Please conduct yourself no longer thus, but condition yourself to view God always in such a fashion as we have described Him to be on the basis of His Word. Acknowledge Him to be such and magnify Him in these perfections. If you have sinned or are in the way of affliction, believe firmly and seek to maintain a lively impression that God’s character is truly of such a nature. Therefore frequently humble yourself before Him as a child and be at liberty to go to God believing Him to be such, not only as far as His character is concerned but also that He is such a God in regard to you. Rejoice in this and without fear commit both yourself and your case to Him. You will experience that it will be to your comfort and joy as well as promote intimate communion with Him, strengthen your faith, and result in progress in the way of sanctification. Then the holiness of God will not discourage you but generate a childlike reverence in you; and it will become your delight to be holy, since He is holy.”

– Wilhelmus a’ Brakel (1635–1711), The Christian’s Reasonable Service (De Redelijke Godsdienst), Vol. I, p. 126-127

Wilhelmus à Brakel (1635–1711) on the manifold wisdom of the Incarnation


“No one could be Surety and bring man to God but He who was God and man in one Person. The Son of God first had to be personally united to the human nature before sinful man could be restored into friendship and union with God. Behold, how great a work it is to save a sinner! What manifold wisdom was required to conceive such a remedy! All the holy angels together could not have conceived such a remedy as God has conceived and revealed. They are desirous to look into this, but they shall never be able to comprehend it. What a blessing it is that none but He was able to do this, that He has sent His own Son for this purpose and caused Him to unite personally with the human nature! What omnipotence is required to execute such a design!”

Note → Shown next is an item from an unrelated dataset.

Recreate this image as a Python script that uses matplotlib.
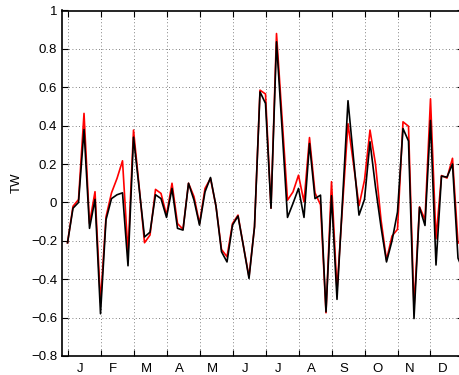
# Pentad TW series, two versions (red and black), Jan-Dec
import matplotlib
matplotlib.use("Agg")
import matplotlib.pyplot as plt
import numpy as np

plt.rcParams['font.family'] = ['Liberation Sans', 'DejaVu Sans']

# pentad index 1..73
pentad = np.arange(1, 74)

tw_black = [
    -0.21, -0.03, 0.00, 0.38, -0.135, 0.016, -0.58, -0.09, 0.02, 0.04,
    0.05, -0.33, 0.34, 0.08, -0.18, -0.155, 0.04, 0.02, -0.078, 0.073,
    -0.135, -0.144, 0.10, 0.012, -0.118, 0.055, 0.13, -0.02, -0.257, -0.31,
    -0.118, -0.071, -0.23, -0.396, -0.127, 0.576, 0.516, -0.03, 0.837, 0.39,
    -0.078, -0.005, 0.073, -0.078, 0.307, 0.02, 0.038, -0.57, 0.035, -0.505,
    0.01, 0.53, 0.23, -0.066, 0.016, 0.316, 0.08, -0.127, -0.31, -0.20,
    -0.05, 0.385, 0.32, -0.605, -0.026, -0.12, 0.427, -0.326, 0.137, 0.132,
    0.20, -0.29, -0.36]

tw_red = [
    -0.21, -0.02, 0.015, 0.464, -0.11, 0.056, -0.52, -0.075, 0.05, 0.125,
    0.217, -0.265, 0.377, 0.09, -0.21, -0.17, 0.068, 0.047, -0.066, 0.10,
    -0.11, -0.14, 0.10, 0.03, -0.11, 0.073, 0.125, -0.02, -0.245, -0.283,
    -0.11, -0.066, -0.23, -0.387, -0.127, 0.585, 0.565, -0.03, 0.88, 0.445,
    0.012, 0.055, 0.142, 0.003, 0.338, 0.05, -0.012, -0.575, 0.108, -0.457,
    -0.02, 0.41, 0.20, -0.017, 0.116, 0.377, 0.20, -0.09, -0.30, -0.175,
    -0.14, 0.42, 0.397, -0.55, -0.023, -0.09, 0.54, -0.19, 0.14, 0.127,
    0.23, -0.21, -0.22]

month_labels = ['J', 'F', 'M', 'A', 'M', 'J', 'J', 'A', 'S', 'O', 'N', 'D']
month_starts = np.arange(1, 73, 6)          # first pentad of each month
yticks = [-0.8, -0.6, -0.4, -0.2, 0, 0.2, 0.4, 0.6, 0.8, 1]
ytick_labels = ['\u22120.8', '\u22120.6', '\u22120.4', '\u22120.2', '0',
                '0.2', '0.4', '0.6', '0.8', '1']

fig = plt.figure(figsize=(4.59, 3.75), dpi=100)
# the axes run past the right edge of the figure, as in the original
ax = fig.add_axes([0.1351, 0.0507, 0.8747, 0.9213])

ax.plot(pentad, tw_red, color='red', lw=1.2)
ax.plot(pentad, tw_black, color='black', lw=1.2)

ax.set_xlim(0, 73)
ax.set_ylim(-0.8, 1)

ax.set_xticks(month_starts)
ax.set_xticklabels([])
ax.set_xticks(month_starts + 2.3, minor=True)
ax.set_xticklabels(month_labels, minor=True)
ax.tick_params(axis='x', which='minor', length=0, pad=5, labelsize=9.5)

ax.set_yticks(yticks)
ax.set_yticklabels(ytick_labels)

ax.tick_params(axis='both', which='major', direction='in', length=4,
               width=0.8, top=True, right=True, labelsize=9.5)
ax.grid(True, which='major', color='0.35', linestyle=(0, (1, 3)), lw=0.6)

for s in ax.spines.values():
    s.set_linewidth(1.2)

ax.set_ylabel('TW', fontsize=9.5, labelpad=6)

fig.savefig('out.png', dpi=100)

– Wilhelmus à Brakel (1635–1711), The Christian’s Reasonable Service (De Redelijke Godsdienst), Vol. 1, pg. 511.

Wilhelmus à Brakel (1635–1711) on the Covenant of Works


Historical Dutch Reformed theology echoes many of the same biblical and Reformation truths as the Westminster Standards in the Presbyterian tradition. For example, read how Wilhelmus à Brakel (1635–1711) explains the covenant of works and the imputation of Adam’s sin in his The Christian’s Reasonable Service (De Redelijke Godsdienst), Vol. I, p. 384:

“The relationship with Adam consists in this, that the human nature of the human race, at that moment solely existing in Adam, was created as being in the covenant of works.  Adam did not enter into the covenant of works subsequent to his creation, but was created in this covenant, being in this covenant from the very first moment of his existence.  At the very moment that he formulated his first thought, he was conscious of God and the covenant, and could not but approve of this covenant.  Therefore, the human nature and its totality, as well as the entire human race in Adam, were created in that covenant.”

“For this reason all men are still born within this covenant of works discussed above [earlier in volume 1].  Upon Adam’s breach of the covenant, the human nature in its totality, that is the entire human race, broke the covenant.  It is therefore righteous [just] that this nature of the human race is rendered guilty, and that every human being, every person, by virtue of having this same nature, has the covenant breach imputed to him, and is deemed worthy of condemnation.  From this it is clear that only Adam’s breach of the covenant and not his subsequent sins are imputed to his descendants.  This is not merely because they are partakers of the same nature but because they were created in the covenant of works and have broken it in him.”